Alternatively, if it's not an IRA CD, you could keep the CD at your current bank and move your checking and savings to a different FDIC-insured bank. Because the coverage is per FDIC-insured bank, all your money will be insured.

Even if you have amounts that are over the FDIC coverage limit, you might still receive some of the money back when the FDIC sells the failed bank's assets, but this could take several years. In rare cases, the FDIC has also fully guaranteed deposits that exceed the coverage limits and worked quickly to make depositors whole and calm worries about bank failures.

Which Bank Accounts Are Insured?

The insurance is only available on covered bank accounts, which are:

Certain retirement accounts may also be covered, including IRAs and self-directed 401(k) plans. The FDIC shares more specifics on its website, but, in essence, you need to have the ability to choose how you invest the money and the option to keep it at an FDIC-insured bank in order to be covered.

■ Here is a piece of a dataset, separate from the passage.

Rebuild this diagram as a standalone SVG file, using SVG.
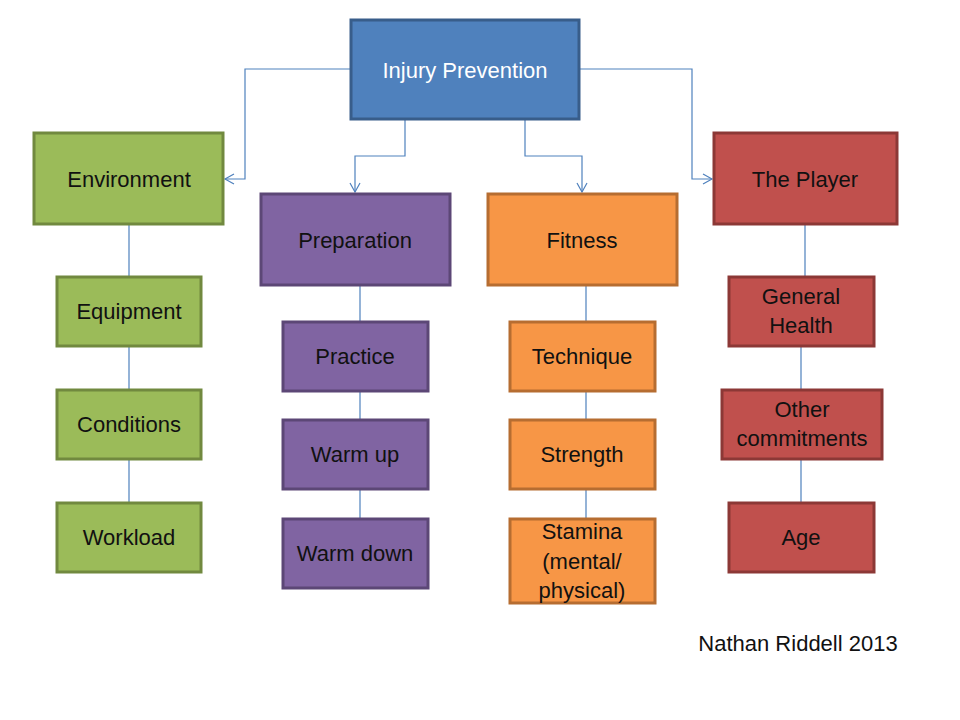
<svg xmlns="http://www.w3.org/2000/svg" width="960" height="720" viewBox="0 0 960 720">
<defs>
<marker id="arr" markerWidth="12" markerHeight="12" refX="10" refY="6" orient="auto" markerUnits="userSpaceOnUse">
<path d="M1,1 L10,6 L1,11" fill="none" stroke="#4F81BD" stroke-width="1.2"/>
</marker>
</defs>
<style>
text{font-family:"Liberation Sans","Open Sans",sans-serif;font-size:22px;fill:#111;text-anchor:middle;dominant-baseline:central}
.blue rect{fill:#4F81BD;stroke:#385D8A;stroke-width:3}
.green rect{fill:#9BBB59;stroke:#71893F;stroke-width:3}
.purple rect{fill:#8064A2;stroke:#5C4776;stroke-width:3}
.orange rect{fill:#F79646;stroke:#B66D31;stroke-width:3}
.red rect{fill:#C0504D;stroke:#8C3836;stroke-width:3}
.conn path{fill:none;stroke:#4F81BD;stroke-width:1.2}
</style>
<rect width="960" height="720" fill="#fff"/>
<g class="conn">
<path d="M351,69 H245 V179 H225" marker-end="url(#arr)"/>
<path d="M579,69 H692 V179 H712" marker-end="url(#arr)"/>
<path d="M405,119 V156 H355 V192" marker-end="url(#arr)"/>
<path d="M525,119 V156 H582 V192" marker-end="url(#arr)"/>
<path d="M129,224 V277 M129,346 V390 M129,459 V503"/>
<path d="M360,285 V322 M360,391 V420 M360,489 V519"/>
<path d="M586,285 V322 M586,391 V420 M586,489 V519"/>
<path d="M805,224 V277 M801,346 V390 M801,459 V503"/>
</g>
<g id="injury-prevention" class="blue"><rect x="351" y="20" width="228" height="99"/><text x="465" y="70" style="fill:#fff">Injury Prevention</text></g>
<g id="environment" class="green"><rect x="34" y="133" width="189" height="91"/><text x="129" y="179">Environment</text></g>
<g id="preparation" class="purple"><rect x="261" y="194" width="189" height="91"/><text x="355" y="240">Preparation</text></g>
<g id="fitness" class="orange"><rect x="488" y="194" width="189" height="91"/><text x="582" y="240">Fitness</text></g>
<g id="the-player" class="red"><rect x="714" y="133" width="183" height="91"/><text x="805" y="179">The Player</text></g>
<g id="equipment" class="green"><rect x="57" y="277" width="144" height="69"/><text x="129" y="311">Equipment</text></g>
<g id="conditions" class="green"><rect x="57" y="390" width="144" height="69"/><text x="129" y="424">Conditions</text></g>
<g id="workload" class="green"><rect x="57" y="503" width="144" height="69"/><text x="129" y="537">Workload</text></g>
<g id="practice" class="purple"><rect x="283" y="322" width="145" height="69"/><text x="355" y="356">Practice</text></g>
<g id="warm-up" class="purple"><rect x="283" y="420" width="145" height="69"/><text x="355" y="454">Warm up</text></g>
<g id="warm-down" class="purple"><rect x="283" y="519" width="145" height="69"/><text x="355" y="553">Warm down</text></g>
<g id="technique" class="orange"><rect x="510" y="322" width="145" height="69"/><text x="582" y="356">Technique</text></g>
<g id="strength" class="orange"><rect x="510" y="420" width="145" height="69"/><text x="582" y="454">Strength</text></g>
<g id="stamina" class="orange"><rect x="510" y="519" width="145" height="84"/><text x="582" y="531">Stamina</text><text x="582" y="561">(mental/</text><text x="582" y="590">physical)</text></g>
<g id="general-health" class="red"><rect x="729" y="277" width="145" height="69"/><text x="801" y="296">General</text><text x="801" y="325">Health</text></g>
<g id="other-commitments" class="red"><rect x="722" y="390" width="160" height="69"/><text x="802" y="409">Other</text><text x="802" y="438">commitments</text></g>
<g id="age" class="red"><rect x="729" y="503" width="145" height="69"/><text x="801" y="537">Age</text></g>
<text x="798" y="643">Nathan Riddell 2013</text>
</svg>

Which Types of Accounts Are Not Insured?

Neither the FDIC nor the NCUA insurance covers investments or other types of accounts, including:

  • Stocks or bonds
  • Mutual funds or exchange-traded funds
  • Cryptocurrencies, including crypto-backed savings accounts
  • Life insurance policies
  • Annuities
  • Municipal securities
  • Safe deposit boxes and their contents
  • U.S. Treasury bills, bonds and notes

If you have a brokerage account, your assets could be covered by Securities Investor Protection Corp. (SIPC) insurance. The SIPC insurance offers up to $250,000 in coverage for cash and another $250,000 for securities—various types of investments. However, the insurance doesn't cover investment losses. It protects you from losses due to an SIPC-member brokerage firm failing.

How to Safeguard Your Savings

For most people, the FDIC and NCUA insurance limits are high enough that all their money is covered and safe. The agencies can quickly move in to protect depositors and members if a bank or credit union fails—giving you quick access to your cash.

However, there are a few things you could do if you have more cash than the insurance limits cover or you're worried about your money being tied up when you need it.

  • Use the FDIC and NCUA insurance estimators to see if all your savings are insured.
  • Look into banks and fintechs that offer higher FDIC insurance limits by partnering with other banks and strategically moving your money.
  • Keep money in several different FDIC- or NCUA-insured institutions to ensure you'll have quick access to cash if one organization fails.

Additionally, consider how you want to grow your money over time. You can earn interest with high-yield savings accounts, CDs and other types of covered accounts. But often, you need to take on more risk and invest your money to earn higher returns.

The Bottom Line

Most banks and credit unions are covered by either FDIC or NCUA insurance, and these agencies―along with state and federal agencies—work quickly to protect your money during a failure. You might not experience any disruption in your access to your online accounts or local branches, especially if your deposits are under the insurance limits. However, if you're worried, having some savings at a different bank or credit union could be helpful.